---------- PROVIDED RECORDS
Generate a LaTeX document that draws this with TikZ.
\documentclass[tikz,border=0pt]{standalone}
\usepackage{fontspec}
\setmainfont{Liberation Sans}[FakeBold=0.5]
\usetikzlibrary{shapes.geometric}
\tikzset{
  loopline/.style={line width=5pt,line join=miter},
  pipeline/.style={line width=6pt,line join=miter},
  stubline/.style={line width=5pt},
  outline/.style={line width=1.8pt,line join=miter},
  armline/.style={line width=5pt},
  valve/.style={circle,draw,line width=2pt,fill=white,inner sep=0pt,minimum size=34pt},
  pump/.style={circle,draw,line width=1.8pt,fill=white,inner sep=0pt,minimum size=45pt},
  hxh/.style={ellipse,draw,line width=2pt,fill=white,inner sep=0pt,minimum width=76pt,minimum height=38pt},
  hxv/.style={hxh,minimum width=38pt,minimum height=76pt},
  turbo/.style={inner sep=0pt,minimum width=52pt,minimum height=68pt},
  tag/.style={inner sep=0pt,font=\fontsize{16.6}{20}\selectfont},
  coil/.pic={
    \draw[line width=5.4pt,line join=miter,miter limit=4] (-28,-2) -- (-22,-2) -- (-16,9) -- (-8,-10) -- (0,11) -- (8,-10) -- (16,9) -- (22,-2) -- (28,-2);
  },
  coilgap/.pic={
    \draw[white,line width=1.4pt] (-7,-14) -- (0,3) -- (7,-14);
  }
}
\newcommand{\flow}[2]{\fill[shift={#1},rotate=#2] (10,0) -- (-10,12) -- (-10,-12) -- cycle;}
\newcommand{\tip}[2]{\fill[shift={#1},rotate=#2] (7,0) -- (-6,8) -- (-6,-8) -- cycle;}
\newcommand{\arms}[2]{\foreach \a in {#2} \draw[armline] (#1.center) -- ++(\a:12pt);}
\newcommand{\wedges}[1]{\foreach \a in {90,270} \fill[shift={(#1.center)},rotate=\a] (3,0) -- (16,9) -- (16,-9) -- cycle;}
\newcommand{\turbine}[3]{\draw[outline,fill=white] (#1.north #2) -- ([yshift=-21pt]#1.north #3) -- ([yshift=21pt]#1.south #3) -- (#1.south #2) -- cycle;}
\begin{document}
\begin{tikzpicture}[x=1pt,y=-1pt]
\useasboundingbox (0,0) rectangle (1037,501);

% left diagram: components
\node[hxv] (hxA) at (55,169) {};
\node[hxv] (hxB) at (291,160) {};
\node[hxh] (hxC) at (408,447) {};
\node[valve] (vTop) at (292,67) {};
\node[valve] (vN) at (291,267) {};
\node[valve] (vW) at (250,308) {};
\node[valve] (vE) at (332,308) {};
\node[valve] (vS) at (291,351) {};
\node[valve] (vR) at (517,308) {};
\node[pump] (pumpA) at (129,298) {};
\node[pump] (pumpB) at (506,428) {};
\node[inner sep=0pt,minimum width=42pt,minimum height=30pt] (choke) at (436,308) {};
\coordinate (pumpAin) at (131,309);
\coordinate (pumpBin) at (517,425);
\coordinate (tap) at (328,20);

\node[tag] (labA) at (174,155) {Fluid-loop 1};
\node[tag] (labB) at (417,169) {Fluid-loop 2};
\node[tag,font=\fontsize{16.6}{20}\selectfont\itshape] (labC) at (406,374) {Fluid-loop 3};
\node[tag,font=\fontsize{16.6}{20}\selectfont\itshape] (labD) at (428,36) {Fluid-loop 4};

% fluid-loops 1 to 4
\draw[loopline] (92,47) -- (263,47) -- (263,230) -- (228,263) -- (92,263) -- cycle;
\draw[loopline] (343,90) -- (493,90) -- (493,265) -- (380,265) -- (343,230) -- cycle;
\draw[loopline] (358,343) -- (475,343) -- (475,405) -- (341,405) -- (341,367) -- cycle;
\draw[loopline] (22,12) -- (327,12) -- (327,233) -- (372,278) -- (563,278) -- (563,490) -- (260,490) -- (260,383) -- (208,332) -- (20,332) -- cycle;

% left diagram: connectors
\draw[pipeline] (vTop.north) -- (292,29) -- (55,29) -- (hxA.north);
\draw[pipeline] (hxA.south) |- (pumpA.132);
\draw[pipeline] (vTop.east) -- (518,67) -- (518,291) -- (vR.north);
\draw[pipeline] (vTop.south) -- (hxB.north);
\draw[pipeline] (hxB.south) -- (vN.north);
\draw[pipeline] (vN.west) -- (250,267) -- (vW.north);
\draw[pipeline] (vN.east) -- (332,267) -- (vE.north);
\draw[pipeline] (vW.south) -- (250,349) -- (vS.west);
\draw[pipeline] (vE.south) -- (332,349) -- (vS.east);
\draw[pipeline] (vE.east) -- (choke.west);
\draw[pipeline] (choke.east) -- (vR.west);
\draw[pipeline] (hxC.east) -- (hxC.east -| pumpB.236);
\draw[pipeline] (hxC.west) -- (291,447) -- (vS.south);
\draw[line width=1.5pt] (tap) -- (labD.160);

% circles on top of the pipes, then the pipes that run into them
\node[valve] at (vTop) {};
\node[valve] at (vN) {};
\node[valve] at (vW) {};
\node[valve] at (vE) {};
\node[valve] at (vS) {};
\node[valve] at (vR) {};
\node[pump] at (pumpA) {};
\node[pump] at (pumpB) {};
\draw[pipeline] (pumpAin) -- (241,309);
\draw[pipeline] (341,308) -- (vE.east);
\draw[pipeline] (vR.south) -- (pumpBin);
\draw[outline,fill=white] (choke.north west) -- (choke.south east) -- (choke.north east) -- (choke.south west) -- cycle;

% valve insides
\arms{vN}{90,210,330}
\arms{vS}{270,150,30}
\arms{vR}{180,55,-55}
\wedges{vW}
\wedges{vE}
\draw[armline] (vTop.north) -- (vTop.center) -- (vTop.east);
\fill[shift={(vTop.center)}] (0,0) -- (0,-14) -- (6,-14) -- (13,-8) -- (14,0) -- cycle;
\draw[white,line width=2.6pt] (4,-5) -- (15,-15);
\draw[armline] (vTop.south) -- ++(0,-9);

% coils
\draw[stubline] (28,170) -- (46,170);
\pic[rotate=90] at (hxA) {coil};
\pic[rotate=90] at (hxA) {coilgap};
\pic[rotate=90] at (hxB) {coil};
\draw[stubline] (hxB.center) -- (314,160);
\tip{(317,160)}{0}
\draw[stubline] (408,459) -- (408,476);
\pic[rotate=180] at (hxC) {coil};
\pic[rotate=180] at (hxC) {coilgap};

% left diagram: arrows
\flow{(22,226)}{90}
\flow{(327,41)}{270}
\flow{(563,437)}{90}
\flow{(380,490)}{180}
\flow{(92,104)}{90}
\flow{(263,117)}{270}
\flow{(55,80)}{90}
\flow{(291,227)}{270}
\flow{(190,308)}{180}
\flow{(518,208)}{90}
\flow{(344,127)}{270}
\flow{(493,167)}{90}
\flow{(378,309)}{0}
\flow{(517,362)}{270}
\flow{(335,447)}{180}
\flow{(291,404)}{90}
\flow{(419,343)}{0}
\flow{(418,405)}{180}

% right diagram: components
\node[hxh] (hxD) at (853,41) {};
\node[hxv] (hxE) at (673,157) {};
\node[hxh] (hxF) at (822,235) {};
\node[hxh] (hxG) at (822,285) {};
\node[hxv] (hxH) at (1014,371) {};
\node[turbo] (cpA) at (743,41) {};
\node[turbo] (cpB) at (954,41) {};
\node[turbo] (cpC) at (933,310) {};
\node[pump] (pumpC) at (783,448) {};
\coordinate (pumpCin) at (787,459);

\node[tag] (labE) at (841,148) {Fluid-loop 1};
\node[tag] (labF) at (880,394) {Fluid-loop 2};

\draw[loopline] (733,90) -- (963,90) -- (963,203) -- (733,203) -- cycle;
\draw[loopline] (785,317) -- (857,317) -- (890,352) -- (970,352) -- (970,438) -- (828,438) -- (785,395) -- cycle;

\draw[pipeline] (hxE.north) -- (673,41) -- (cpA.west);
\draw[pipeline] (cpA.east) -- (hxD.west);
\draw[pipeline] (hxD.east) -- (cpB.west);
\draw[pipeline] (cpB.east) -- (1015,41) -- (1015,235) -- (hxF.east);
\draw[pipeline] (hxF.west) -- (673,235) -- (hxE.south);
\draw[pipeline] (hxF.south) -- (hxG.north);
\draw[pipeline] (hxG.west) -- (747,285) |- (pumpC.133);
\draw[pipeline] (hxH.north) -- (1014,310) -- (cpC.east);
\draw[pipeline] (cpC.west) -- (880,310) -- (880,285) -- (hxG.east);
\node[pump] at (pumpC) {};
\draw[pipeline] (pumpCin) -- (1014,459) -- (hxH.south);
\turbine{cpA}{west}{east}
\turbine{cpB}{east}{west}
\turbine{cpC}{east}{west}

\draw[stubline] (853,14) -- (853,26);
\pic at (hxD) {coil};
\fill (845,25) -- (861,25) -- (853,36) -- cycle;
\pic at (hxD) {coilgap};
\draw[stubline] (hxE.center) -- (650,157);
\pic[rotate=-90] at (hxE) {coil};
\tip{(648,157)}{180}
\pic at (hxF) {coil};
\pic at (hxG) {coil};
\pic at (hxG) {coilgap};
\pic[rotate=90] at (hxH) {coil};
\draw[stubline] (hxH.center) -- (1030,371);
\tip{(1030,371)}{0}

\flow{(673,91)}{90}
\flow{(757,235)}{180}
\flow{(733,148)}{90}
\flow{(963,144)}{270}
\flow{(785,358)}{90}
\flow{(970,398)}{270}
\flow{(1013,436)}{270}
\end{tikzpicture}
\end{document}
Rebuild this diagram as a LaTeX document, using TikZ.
--------------------
YOUR GOAL: Locate the word "that" in the records and collect each line it appears in.

SOLVED EXERCISE:
Generate a LaTeX document that draws this with TikZ.
% circles on top of the pipes, then the pipes that run into them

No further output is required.